Writer Brock Clarke was shocked to discover that books by Muriel Spark haven't exactly been flying off the shelves of his local used book shop:
I was immediately and totally filled with rage, and demanded the names, addresses, and phone numbers of every one of his cretinous customers who hadn’t had the good fucking sense and taste to buy anything by Spark over the last twenty years.
“I don’t know the names, addresses, and phone of numbers of my cretinous customers,” the used bookstore owner said.
“The hell you don’t,” I said.
Meanwhile, Shelf Awareness this morning points us to an AP article:
Federal prosecutors have withdrawn a subpoena seeking the identities of thousands of people who bought used books through online retailer Amazon.com Inc., newly unsealed court records show....
"Well-founded or not, rumors of an Orwellian federal criminal investigation into the reading habits of Amazon's customers could frighten countless potential customers into canceling planned online book purchases," the judge wrote in a ruling he unsealed last week.

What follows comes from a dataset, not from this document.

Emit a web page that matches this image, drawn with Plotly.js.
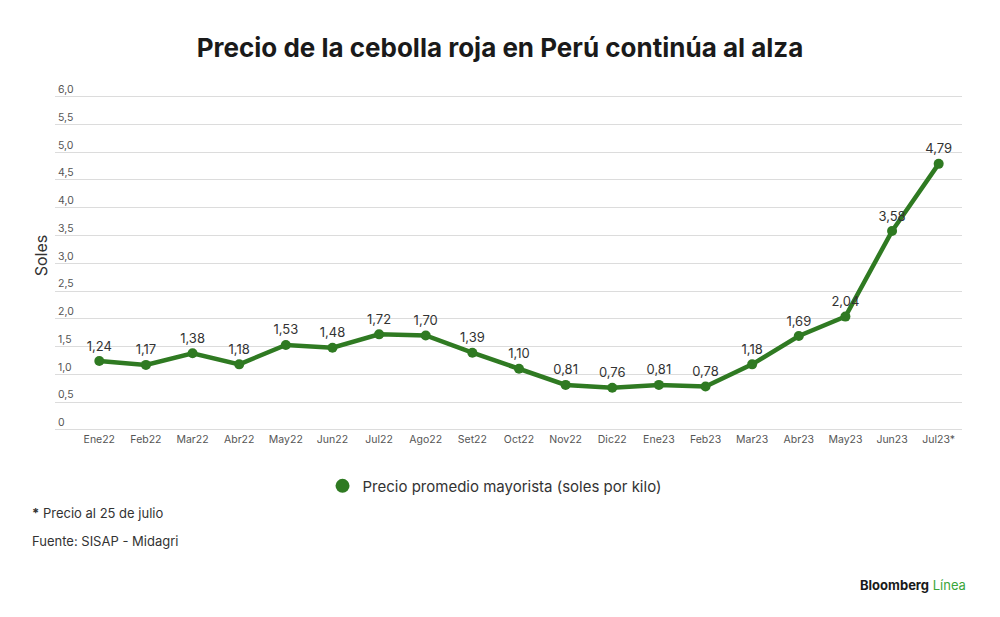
<!DOCTYPE html>
<html>
<head>
<meta charset="utf-8">
<script src="https://cdn.plot.ly/plotly-3.0.1.min.js"></script>
<style>html,body{margin:0;padding:0;background:#fff;}#chart{width:1000px;height:617px;}</style>
</head>
<body>
<div id="chart"></div>
<script>
const months = ["Ene22","Feb22","Mar22","Abr22","May22","Jun22","Jul22","Ago22","Set22","Oct22","Nov22","Dic22","Ene23","Feb23","Mar23","Abr23","May23","Jun23","Jul23*"];
const prices = [1.24,1.17,1.38,1.18,1.53,1.48,1.72,1.70,1.39,1.10,0.81,0.76,0.81,0.78,1.18,1.69,2.04,3.58,4.79];
const yTickVals = [0,0.5,1,1.5,2,2.5,3,3.5,4,4.5,5,5.5,6];
const yTickText = ["0","0,5","1,0","1,5","2,0","2,5","3,0","3,5","4,0","4,5","5,0","5,5","6,0"];
const seriesName = "Precio promedio mayorista (soles por kilo)";
const green = "#2f7a22";
const font = "Inter, 'Liberation Sans', sans-serif";

const main = {
  x: months, y: prices, type: "scatter", mode: "lines+markers+text",
  line: {color: green, width: 4.5},
  marker: {color: green, size: 10},
  text: prices.map(v => v.toFixed(2).replace(".", ",")),
  textposition: "top center",
  textfont: {family: font, size: 13, color: "#333"},
  showlegend: false, cliponaxis: false, hoverinfo: "x+y"
};
const legendTrace = {
  x: [null], y: [null], type: "scatter", mode: "markers",
  name: seriesName, marker: {color: green, size: 14}, showlegend: true
};

const layout = {
  width: 1000, height: 617,
  margin: {l: 55, r: 38, t: 80, b: 186},
  paper_bgcolor: "#fff", plot_bgcolor: "#fff",
  separators: ",.",
  font: {family: font, color: "#333"},
  title: {text: "<b>Precio de la cebolla roja en Perú continúa al alza</b>", x: 0.5, xanchor: "center", y: 0.923, yanchor: "middle",
          font: {family: font, size: 26, color: "#1a1a1a", weight: 800}},
  xaxis: {type: "category", range: [-0.95, 18.5], showgrid: false, zeroline: false, showline: false,
          ticks: "", tickfont: {size: 10.5, color: "#555"}, fixedrange: true},
  yaxis: {range: [-0.02, 6.3], tickvals: yTickVals, ticktext: yTickText, ticklabelposition: "inside top",
          showgrid: true, gridcolor: "#dcdcdc", gridwidth: 1, zeroline: false, showline: false,
          tickfont: {size: 10.5, color: "#555"},
          title: {text: "Soles", font: {size: 16, color: "#333"}, standoff: 6}},
  legend: {orientation: "h", x: 0.4846, xanchor: "center", y: -0.157, yanchor: "middle",
           font: {size: 15, color: "#333"}},
  annotations: [
    {text: "<b>*</b> Precio al 25 de julio", xref: "paper", yref: "paper", x: -0.0276, y: -0.234, xanchor: "left", yanchor: "middle", showarrow: false, font: {size: 13, color: "#333"}},
    {text: "Fuente: SISAP - Midagri", xref: "paper", yref: "paper", x: -0.0276, y: -0.314, xanchor: "left", yanchor: "middle", showarrow: false, font: {size: 13, color: "#333"}},
    {text: "<b>Bloomberg</b> <span style='color:#3aa63a'>Línea</span>", xref: "paper", yref: "paper", x: 1.0066, y: -0.44, xanchor: "right", yanchor: "middle", showarrow: false, font: {size: 13, color: "#1a1a1a"}}
  ]
};
Plotly.newPlot("chart", [main, legendTrace], layout, {displayModeBar: false, staticPlot: true});
</script>
</body>
</html>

It's good to know that the judiciary has its priorities in place: first is the right to conduct business and trailing somewhere behind: the right to privacy.
As it turns out, the government prosecutors were trying to discover who had bought books from a tax-evading bookseller operating through Amazon.com, not what those customers were buying. Still, we do buy a lot of used books from Amazon here, I shudder to think what would happen if that information got into the wrong hands!